Older bourbon is better.

Super-premium and super-old bourbons such as Pappy Van Winkle’s Family Reserve 23 Years Old and Eagle Rare 17-Year-Old are beloved by bartenders and drinkers and they are really the exception and not the norm. Older bourbon isn’t necessarily better -  If the spirit spends too long in a barrel, all you’ll taste is wood.

You can’t add ice & mixers.

Don’t let anybody tell you how to drink your whiskey. You should enjoy it any way you want. And in fact, a bit of water helps open up the bourbon just as it does with Scotch.
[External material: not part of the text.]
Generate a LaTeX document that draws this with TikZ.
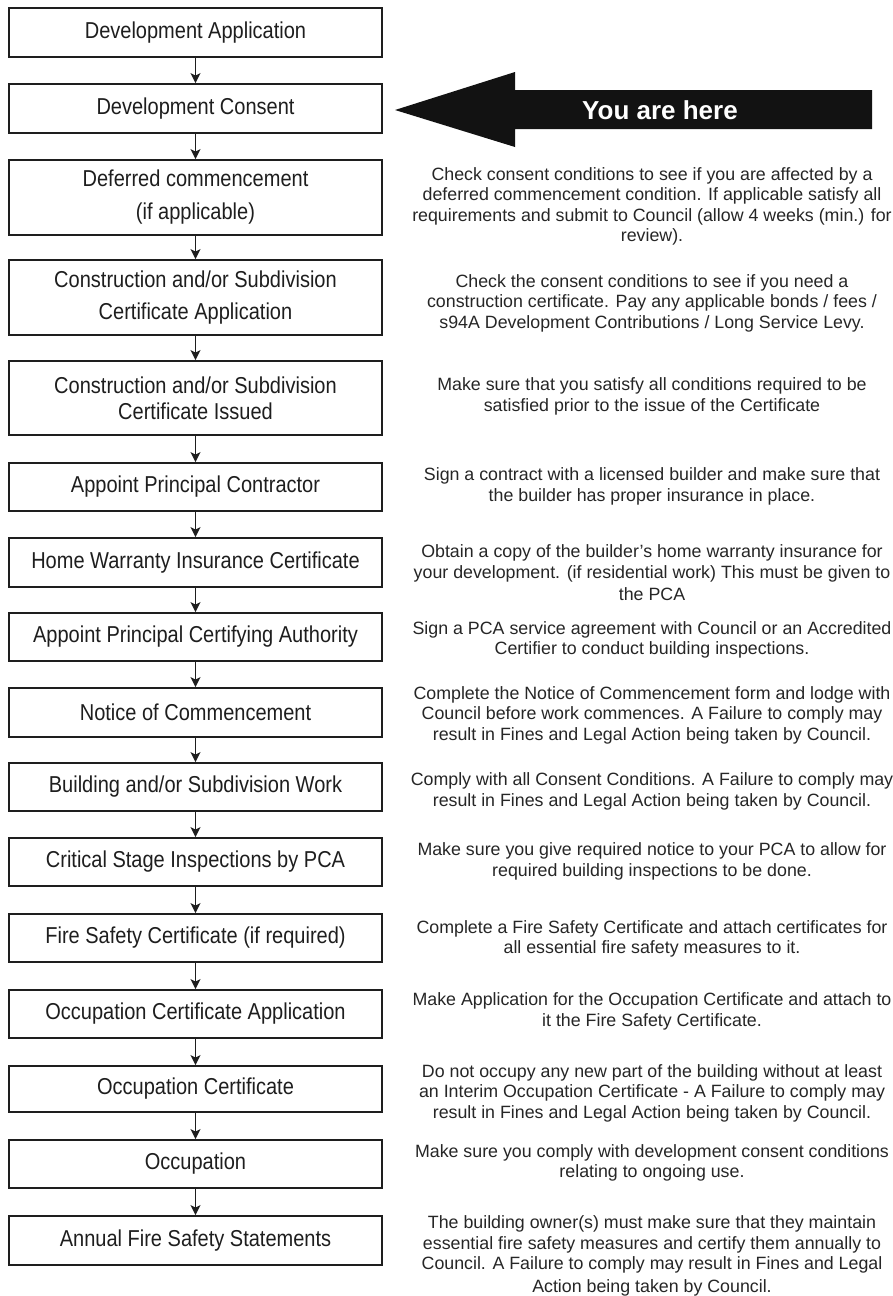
\documentclass[tikz,border=0pt]{standalone}
\usepackage{fontspec}
\setmainfont{Liberation Sans}
\newfontfamily\boxfont[FakeStretch=0.87]{Liberation Sans}
\usetikzlibrary{arrows.meta}
\definecolor{ink}{HTML}{1E1E1E}
\definecolor{noteink}{HTML}{262626}
\begin{document}
\begin{tikzpicture}[x=1pt,y=-1pt,
  stage/.style={draw=ink, line width=1.8pt, minimum width=373pt, inner sep=0pt,
    align=center, text=ink, font=\boxfont\fontsize{23}{26}\selectfont},
  note/.style={align=center, text=noteink, inner sep=0pt,
    font=\fontsize{17.8}{20.5}\selectfont},
  flow/.style={draw=ink, line width=1.6pt, -{Stealth[length=10pt,width=10pt,inset=2.5pt]}}
]
\useasboundingbox (0,0) rectangle (893,1296);
\fill[white] (0,0) rectangle (893,1296);

% stage boxes
\node[stage, minimum height=49pt] (s1)  at (195.5,32.5)  {Development Application};
\node[stage, minimum height=49pt] (s2)  at (195.5,108.5) {Development Consent};
\node[stage, minimum height=75pt] (s3)  at (195.5,197.5) {Deferred commencement\\[7pt](if applicable)};
\node[stage, minimum height=75pt] (s4)  at (195.5,297.5) {Construction and/or Subdivision\\[6pt]Certificate Application};
\node[stage, minimum height=74pt] (s5)  at (195.5,398)   {Construction and/or Subdivision\\Certificate Issued};
\node[stage, minimum height=48pt] (s6)  at (195.5,487)   {Appoint Principal Contractor};
\node[stage, minimum height=49pt] (s7)  at (195.5,562.5) {Home Warranty Insurance Certificate};
\node[stage, minimum height=48pt] (s8)  at (195.5,637)   {Appoint Principal Certifying Authority};
\node[stage, minimum height=49pt] (s9)  at (195.5,712.5) {Notice of Commencement};
\node[stage, minimum height=48pt] (s10) at (195.5,787)   {Building and/or Subdivision Work};
\node[stage, minimum height=48pt] (s11) at (195.5,862)   {Critical Stage Inspections by PCA};
\node[stage, minimum height=48pt] (s12) at (195.5,938)   {Fire Safety Certificate (if required)};
\node[stage, minimum height=48pt] (s13) at (195.5,1014)  {Occupation Certificate Application};
\node[stage, minimum height=46pt] (s14) at (195.5,1089)  {Occupation Certificate};
\node[stage, minimum height=48pt] (s15) at (195.5,1164)  {Occupation};
\node[stage, minimum height=49pt] (s16) at (195.5,1240.5){Annual Fire Safety Statements};

% connectors
\foreach \a/\b in {s1/s2,s2/s3,s3/s4,s4/s5,s5/s6,s6/s7,s7/s8,s8/s9,s9/s10,s10/s11,s11/s12,s12/s13,s13/s14,s14/s15,s15/s16}
  \draw[flow] (\a) -- (\b);

% "You are here" arrow
\fill[black!93] (395,110) -- (515,72) -- (515,90) -- (872,90) -- (872,129) -- (515,129) -- (515,147) -- cycle;
\node[text=white, font=\bfseries\fontsize{26}{30}\selectfont, inner sep=0pt] (here) at (660,110) {You are here};

% notes
\node[note] (n3) at (652,206.5) {Check consent conditions to see if you are affected by a\\
deferred commencement condition. If applicable satisfy all\\
requirements and submit to Council (allow 4 weeks (min.) for\\
review).};
\node[note] (n4) at (652,303) {Check the consent conditions to see if you need a\\
construction certificate. Pay any applicable bonds / fees /\\
s94A Development Contributions / Long Service Levy.};
\node[note] (n5) at (652,396.5) {Make sure that you satisfy all conditions required to be\\
satisfied prior to the issue of the Certificate};
\node[note] (n6) at (652,486.5) {Sign a contract with a licensed builder and make sure that\\
the builder has proper insurance in place.};
\node[note] (n7) at (652,573) {Obtain a copy of the builder’s home warranty insurance for\\
your development. (if residential work) This must be given to\\[2pt]
the PCA};
\node[note] (n8) at (652,640) {Sign a PCA service agreement with Council or an Accredited\\
Certifier to conduct building inspections.};
\node[note] (n9) at (652,715) {Complete the Notice of Commencement form and lodge with\\
Council before work commences. A Failure to comply may\\
result in Fines and Legal Action being taken by Council.};
\node[note] (n10) at (652,791.5) {Comply with all Consent Conditions. A Failure to comply may\\
result in Fines and Legal Action being taken by Council.};
\node[note] (n11) at (652,861.5) {Make sure you give required notice to your PCA to allow for\\
required building inspections to be done.};
\node[note] (n12) at (652,939) {Complete a Fire Safety Certificate and attach certificates for\\
all essential fire safety measures to it.};
\node[note] (n13) at (652,1011.5) {Make Application for the Occupation Certificate and attach to\\
it the Fire Safety Certificate.};
\node[note] (n14) at (652,1093) {Do not occupy any new part of the building without at least\\
an Interim Occupation Certificate - A Failure to comply may\\
result in Fines and Legal Action being taken by Council.};
\node[note] (n15) at (652,1163) {Make sure you comply with development consent conditions\\
relating to ongoing use.};
\node[note] (n16) at (652,1256) {The building owner(s) must make sure that they maintain\\
essential fire safety measures and certify them annually to\\
Council. A Failure to comply may result in Fines and Legal\\[2pt]
Action being taken by Council.};
\end{tikzpicture}
\end{document}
If you want to add ice, use a jumbo/very large cube that chills thoroughly but melts slowly. Bourbon is also, of course, delicious in cocktails. It's particularly good in a simple and refreshing Presbyterian and the classic Mint Julep or Manhattan along with many other specialty cocktails you can have today.


Classic Old-Fashioned

An old-fashioned is another simple recipe on the surface, but has been butchered by bartenders and bars for years. It calls for whiskey (rye in this case, but again, I prefer bourbon), a small proportion of sugar, bitters, and citrus. In an old-fashioned, balance manifests itself by enhancing the base spirit by rounding off the edges. If you add too much sweetener, the drink tastes bland. Skip or forget the bitters and it’s just too sweet. An old-fashioned without citrus lacks the bright aroma that will lighten the drink’s booziness. Forget the soda water – ruins the authenticity of the drink.
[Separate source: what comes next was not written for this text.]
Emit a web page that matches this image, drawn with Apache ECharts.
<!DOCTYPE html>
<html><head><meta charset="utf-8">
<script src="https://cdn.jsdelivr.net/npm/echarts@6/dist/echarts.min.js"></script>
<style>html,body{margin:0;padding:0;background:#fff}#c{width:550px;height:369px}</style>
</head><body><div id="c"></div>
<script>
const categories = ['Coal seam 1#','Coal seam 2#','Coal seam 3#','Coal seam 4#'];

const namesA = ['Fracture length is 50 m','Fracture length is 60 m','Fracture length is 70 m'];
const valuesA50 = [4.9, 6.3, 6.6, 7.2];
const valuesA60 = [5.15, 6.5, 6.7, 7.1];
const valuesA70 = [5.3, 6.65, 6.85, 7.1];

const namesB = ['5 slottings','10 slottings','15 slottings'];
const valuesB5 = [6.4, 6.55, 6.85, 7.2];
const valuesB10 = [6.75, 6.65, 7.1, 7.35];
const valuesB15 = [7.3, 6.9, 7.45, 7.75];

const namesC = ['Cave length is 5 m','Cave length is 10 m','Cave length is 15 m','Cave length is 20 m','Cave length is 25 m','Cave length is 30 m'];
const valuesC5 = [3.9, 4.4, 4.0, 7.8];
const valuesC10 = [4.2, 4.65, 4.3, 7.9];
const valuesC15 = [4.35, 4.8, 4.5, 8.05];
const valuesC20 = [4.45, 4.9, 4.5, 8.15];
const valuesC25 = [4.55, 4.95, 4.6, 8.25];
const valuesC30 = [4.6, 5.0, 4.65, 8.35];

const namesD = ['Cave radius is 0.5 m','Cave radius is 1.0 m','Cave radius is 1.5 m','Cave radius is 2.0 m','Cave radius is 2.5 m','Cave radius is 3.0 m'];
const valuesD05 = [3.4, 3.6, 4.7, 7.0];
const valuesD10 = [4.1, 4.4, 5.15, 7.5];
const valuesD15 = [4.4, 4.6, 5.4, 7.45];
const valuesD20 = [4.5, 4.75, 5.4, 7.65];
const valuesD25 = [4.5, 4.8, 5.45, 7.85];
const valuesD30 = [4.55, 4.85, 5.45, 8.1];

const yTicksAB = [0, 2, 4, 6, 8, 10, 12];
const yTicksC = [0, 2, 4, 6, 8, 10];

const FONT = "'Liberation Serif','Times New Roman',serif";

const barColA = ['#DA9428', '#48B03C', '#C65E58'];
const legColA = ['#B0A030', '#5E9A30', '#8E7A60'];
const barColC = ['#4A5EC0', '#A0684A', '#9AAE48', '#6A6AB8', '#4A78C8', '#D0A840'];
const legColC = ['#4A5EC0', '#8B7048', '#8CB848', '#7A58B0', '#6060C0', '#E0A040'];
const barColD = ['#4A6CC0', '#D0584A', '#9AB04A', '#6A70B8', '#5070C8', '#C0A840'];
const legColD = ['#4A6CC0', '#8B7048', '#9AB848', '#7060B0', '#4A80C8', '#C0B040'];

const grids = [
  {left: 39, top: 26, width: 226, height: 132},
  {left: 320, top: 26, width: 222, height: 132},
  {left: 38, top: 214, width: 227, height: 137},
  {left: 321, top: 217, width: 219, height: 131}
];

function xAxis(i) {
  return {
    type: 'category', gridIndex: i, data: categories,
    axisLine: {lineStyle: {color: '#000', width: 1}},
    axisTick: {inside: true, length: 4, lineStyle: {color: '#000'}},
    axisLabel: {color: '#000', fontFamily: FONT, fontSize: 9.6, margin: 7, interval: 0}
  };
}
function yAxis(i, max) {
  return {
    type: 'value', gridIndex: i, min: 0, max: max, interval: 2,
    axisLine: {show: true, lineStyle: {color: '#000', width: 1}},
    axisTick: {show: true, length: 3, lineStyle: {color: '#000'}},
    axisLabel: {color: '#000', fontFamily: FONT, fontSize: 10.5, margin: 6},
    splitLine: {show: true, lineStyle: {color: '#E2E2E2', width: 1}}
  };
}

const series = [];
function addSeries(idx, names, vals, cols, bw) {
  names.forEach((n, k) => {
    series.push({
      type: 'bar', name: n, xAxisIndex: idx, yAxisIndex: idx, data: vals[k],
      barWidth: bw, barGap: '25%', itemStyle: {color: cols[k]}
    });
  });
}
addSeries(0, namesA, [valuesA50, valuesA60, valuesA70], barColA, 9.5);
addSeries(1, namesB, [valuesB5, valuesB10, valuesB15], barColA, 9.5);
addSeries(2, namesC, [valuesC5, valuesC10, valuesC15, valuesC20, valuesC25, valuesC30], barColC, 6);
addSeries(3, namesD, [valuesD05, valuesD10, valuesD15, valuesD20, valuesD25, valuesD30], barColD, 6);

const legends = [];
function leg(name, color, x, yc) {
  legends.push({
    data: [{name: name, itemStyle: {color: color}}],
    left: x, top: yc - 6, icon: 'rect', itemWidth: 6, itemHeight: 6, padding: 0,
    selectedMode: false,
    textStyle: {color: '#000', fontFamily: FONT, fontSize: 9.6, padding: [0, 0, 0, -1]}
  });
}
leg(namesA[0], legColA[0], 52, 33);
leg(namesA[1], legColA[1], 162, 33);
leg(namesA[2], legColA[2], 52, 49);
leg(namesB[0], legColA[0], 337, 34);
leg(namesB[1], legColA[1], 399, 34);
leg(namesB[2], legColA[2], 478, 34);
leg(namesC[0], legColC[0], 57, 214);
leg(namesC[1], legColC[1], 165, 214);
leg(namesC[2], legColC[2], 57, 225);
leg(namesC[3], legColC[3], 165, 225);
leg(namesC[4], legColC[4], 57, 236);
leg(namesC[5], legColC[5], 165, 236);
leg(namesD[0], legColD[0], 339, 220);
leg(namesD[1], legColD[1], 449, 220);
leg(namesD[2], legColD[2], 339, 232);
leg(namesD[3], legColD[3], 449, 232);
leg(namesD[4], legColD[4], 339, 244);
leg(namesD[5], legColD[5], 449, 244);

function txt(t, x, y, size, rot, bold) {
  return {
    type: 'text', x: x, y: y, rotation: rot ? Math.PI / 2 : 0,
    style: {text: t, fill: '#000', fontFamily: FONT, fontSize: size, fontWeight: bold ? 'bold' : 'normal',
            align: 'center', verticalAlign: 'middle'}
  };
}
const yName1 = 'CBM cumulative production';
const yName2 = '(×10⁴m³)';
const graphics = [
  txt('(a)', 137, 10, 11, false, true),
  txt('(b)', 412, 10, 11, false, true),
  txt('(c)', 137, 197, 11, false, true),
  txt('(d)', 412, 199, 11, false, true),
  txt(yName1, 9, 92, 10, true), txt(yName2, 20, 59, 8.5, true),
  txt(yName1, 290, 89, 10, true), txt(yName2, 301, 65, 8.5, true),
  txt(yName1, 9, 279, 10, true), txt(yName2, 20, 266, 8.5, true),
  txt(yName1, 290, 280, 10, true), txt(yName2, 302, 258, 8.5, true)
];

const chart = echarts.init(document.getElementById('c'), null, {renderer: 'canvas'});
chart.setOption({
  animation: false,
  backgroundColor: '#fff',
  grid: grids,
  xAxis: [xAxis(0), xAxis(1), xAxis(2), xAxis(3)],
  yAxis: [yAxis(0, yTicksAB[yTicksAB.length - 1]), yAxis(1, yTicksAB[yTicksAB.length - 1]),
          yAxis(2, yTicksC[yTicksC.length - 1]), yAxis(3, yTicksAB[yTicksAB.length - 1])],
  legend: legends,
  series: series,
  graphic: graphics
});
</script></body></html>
  • ·        A few large ice cubes or ice cylinder
  • ·        1 Sugar Cube or ½ tsp fine sugar
  • ·        Splash water/club soda (soda chills drink faster)
  • ·        1 large Orange Peel
  • ·        2 oz Premium Bourbon or Rye Whiskey, Templeton Rye, Four Roses Bourbon or Jefferson’s Bourbon
  • ·        2-3 dashes Angostura Bitters and/or 1 dash Orange Bitters
  • ·        Old Fashioned Glass or Rocks Glass

Prep – Muddle sugar, water, bitters, orange peel in the bottom of an old-fashioned or large rocks glass. Stir well. Add ice. Stir well. Add whiskey. Stir well again. Garnish with an orange peel.




Contemporary Cocktails



Basil-Peach Julep

This a very aromatic version on the classic Mint Julep.

  • ·        2 oz Bulleit Bourbon
  • ·        ½ oz fresh lemon juice
  • ·        ½ oz peach syrup (1:1)
  • ·        3 basil leaves
  •          3 peach slices, 

Prep - Muddle basil, lemon juice, and peach syrup in the bottom of a rocks glass. Add cracked ice. Add bourbon. Stir well. Garnish basil leaf and peach slice.


Gold Rush

This is a great after-dinner drink. I served many of these back in the day at my cocktail lounge.
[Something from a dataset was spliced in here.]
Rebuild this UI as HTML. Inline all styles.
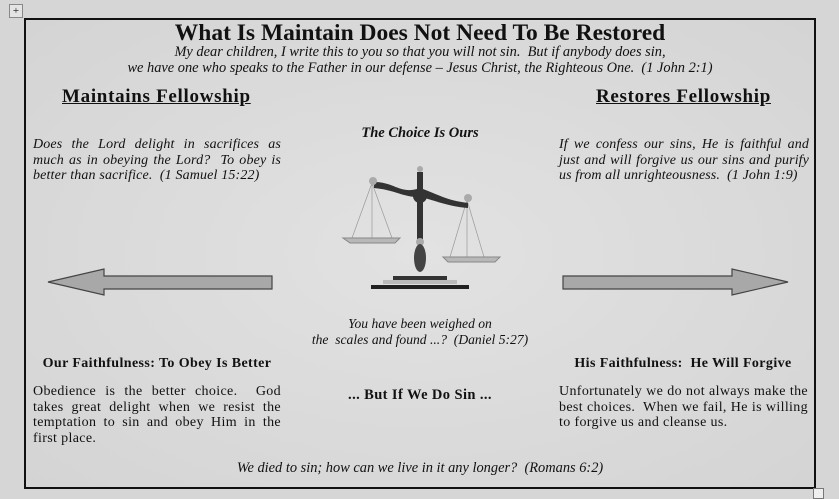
<!DOCTYPE html><html><head><style>
body{margin:0;width:839px;height:498px;background:#d6d6d6;font-family:"Liberation Serif",serif;color:#111;position:relative;overflow:hidden}
.a{position:absolute}
.c{text-align:center}
.j{text-align:justify;text-align-last:left;font-size:14px;letter-spacing:0.35px;line-height:15.5px}
i{font-style:italic}
</style></head><body>
<div class="a" style="left:9px;top:4px;width:12px;height:12px;border:1px solid #888;background:#e4e4e4;font-size:11px;line-height:12px;text-align:center">+</div>
<div class="a" style="left:24px;top:18px;width:788px;height:467px;border:2px solid #111;background:radial-gradient(ellipse at center,#e2e2e2,#d4d4d4)"></div>
<div class="a" style="left:813px;top:488px;width:9px;height:9px;border:1px solid #777;background:#eee"></div>
<div class="a c" style="left:26px;width:788px;top:20px;font-size:23.5px;font-weight:bold">What Is Maintain Does Not Need To Be Restored</div>
<div class="a c" style="left:26px;width:788px;top:44px;font-size:14.4px;line-height:16px;font-style:italic">My dear children, I write this to you so that you will not sin.&nbsp; But if anybody does sin,<br>we have one who speaks to the Father in our defense – Jesus Christ, the Righteous One.&nbsp; (1 John 2:1)</div>
<div class="a" style="left:62px;top:86px;font-size:19px;letter-spacing:0.7px;font-weight:bold;text-decoration:underline">Maintains Fellowship</div>
<div class="a" style="left:596px;top:86px;font-size:19px;letter-spacing:0.7px;font-weight:bold;text-decoration:underline">Restores Fellowship</div>
<div class="a c" style="left:320px;width:200px;top:125px;font-size:14.5px;font-weight:bold;font-style:italic">The Choice Is Ours</div>
<div class="a j" style="left:33px;width:248px;top:137px;font-style:italic;letter-spacing:0.15px">Does the Lord delight in sacrifices as much as in obeying the Lord?&nbsp; To obey is better than sacrifice.&nbsp; (1 Samuel 15:22)</div>
<div class="a j" style="left:559px;width:250px;top:137px;font-style:italic;letter-spacing:0.1px">If we confess our sins, He is faithful and just and will forgive us our sins and purify us from all unrighteousness.&nbsp; (1 John 1:9)</div>
<svg class="a" style="left:0;top:0" width="839" height="498">
<polygon points="272,276 104,276 104,269 48,282 104,295 104,289 272,289" fill="#a8a8a8" stroke="#444" stroke-width="1.2"/>
<polygon points="563,276 732,276 732,269 788,282 732,295 732,289 563,289" fill="#a8a8a8" stroke="#444" stroke-width="1.2"/>
<g stroke="#999" stroke-width="0.7" fill="none">
<line x1="372" y1="183" x2="352" y2="238"/><line x1="372" y1="183" x2="392" y2="238"/><line x1="372" y1="183" x2="372" y2="238"/>
<line x1="467" y1="200" x2="450" y2="257"/><line x1="467" y1="200" x2="484" y2="257"/><line x1="467" y1="200" x2="467" y2="257"/>
</g>
<path d="M343,238 H400 L395,243 H350Z" fill="#b8b8b8" stroke="#888"/>
<path d="M443,257 H500 L495,262 H448Z" fill="#b8b8b8" stroke="#888"/>
<path d="M374,182 C395,182 400,195 420,188 C440,195 445,200 468,203 L468,208 C445,206 435,200 420,197 C405,198 395,190 374,188Z" fill="#333"/>
<circle cx="420" cy="196" r="7" fill="#333"/>
<circle cx="420" cy="169" r="3" fill="#aaa"/><circle cx="373" cy="181" r="4" fill="#aaa"/><circle cx="468" cy="198" r="4" fill="#aaa"/>
<rect x="417" y="172" width="6" height="70" fill="#333"/>
<circle cx="420" cy="242" r="4" fill="#aaa"/>
<ellipse cx="420" cy="258" rx="6" ry="14" fill="#444"/>
<rect x="393" y="276" width="54" height="4" fill="#333"/>
<rect x="383" y="280" width="74" height="4" fill="#bbb"/>
<rect x="371" y="285" width="98" height="4" fill="#222"/>
</svg>
<div class="a c" style="left:260px;width:320px;top:316px;font-size:13.6px;line-height:16px;font-style:italic">You have been weighed on<br>the&nbsp; scales and found ...?&nbsp; (Daniel 5:27)</div>
<div class="a c" style="left:26px;width:262px;top:356px;font-size:14px;letter-spacing:0.4px;font-weight:bold">Our Faithfulness: To Obey Is Better</div>
<div class="a c" style="left:552px;width:262px;top:356px;font-size:14px;letter-spacing:0.4px;font-weight:bold">His Faithfulness:&nbsp; He Will Forgive</div>
<div class="a c" style="left:300px;width:240px;top:387px;font-size:14.5px;letter-spacing:0.4px;font-weight:bold">... But If We Do Sin ...</div>
<div class="a j" style="left:33px;width:248px;top:384px">Obedience is the better choice.&nbsp; God takes great delight when we resist the temptation to sin and obey Him in the first place.</div>
<div class="a j" style="left:559px;width:249px;top:384px">Unfortunately we do not always make the best choices.&nbsp; When we fail, He is willing to forgive us and cleanse us.</div>
<div class="a c" style="left:26px;width:788px;top:460px;font-size:14.4px;font-style:italic">We died to sin; how can we live in it any longer?&nbsp; (Romans 6:2)</div>
</body></html>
  • ·        2 oz Elijah Craig 12-yr old Bourbon
  • ·        ½ oz Barenjager Honey Liqueur or other honey liqueur, like Jack Daniels or American Honey
  • ·        ½ oz fresh lemon juice
  • ·        ½ oz honey syrup

Prep - Build all ingredients in an ice-filled rocks glass. Stir well. Garnish lemon peel.

For "Orange Rush", add a splash of orange juice.


Bourbon Blackberry Collins

This is a very popular signature cocktail served at many Raise Your Spirits events.

  • ·        2 blackberries (1 for garnish)
  • ·        1 oz Bird Dog Bourbon Whiskey
  • ·        ½ oz Cointreau Orange Liqueur
  • ·        ½ oz Chambord Black Raspberry Liqueur
  • ·        1 oz fresh lemon juice
  • ·        1 oz simple syrup (1:1)
  • ·        Soda water

Prep – Lightly mash/bruise one blackberry in the bottom of a tin or mixing glass. Add all other ingredients. Add ice. Shake and strain or fine strain (if you don’t want blackberry particles) into an ice-filled collins glass. Top with soda water. Drop in one blackberry and lemon peel.



Bourbon Blackberry Smash

This is a very popular signature cocktail served at many Raise Your Spirits events.

  • ·        3 blackberries (1 large for garnish)
  • ·        1 oz Woodford Reserve Bourbon Whiskey
  • ·        ½ oz Fresh Lime
  • ·        4 mint leaves (1 sprig for garnish)
  • ·        ¾ oz simple syrup (1:1)
  • ·        Soda water

Prep – Muddle blackberries, mint, simple syrup, lime juice in the bottom of a mixing glass. Add ice. Add Bourbon. Shake and dump contents into large rocks glass or highball glass. Top with soda water. Pick one blackberry and mint sprig for garnish.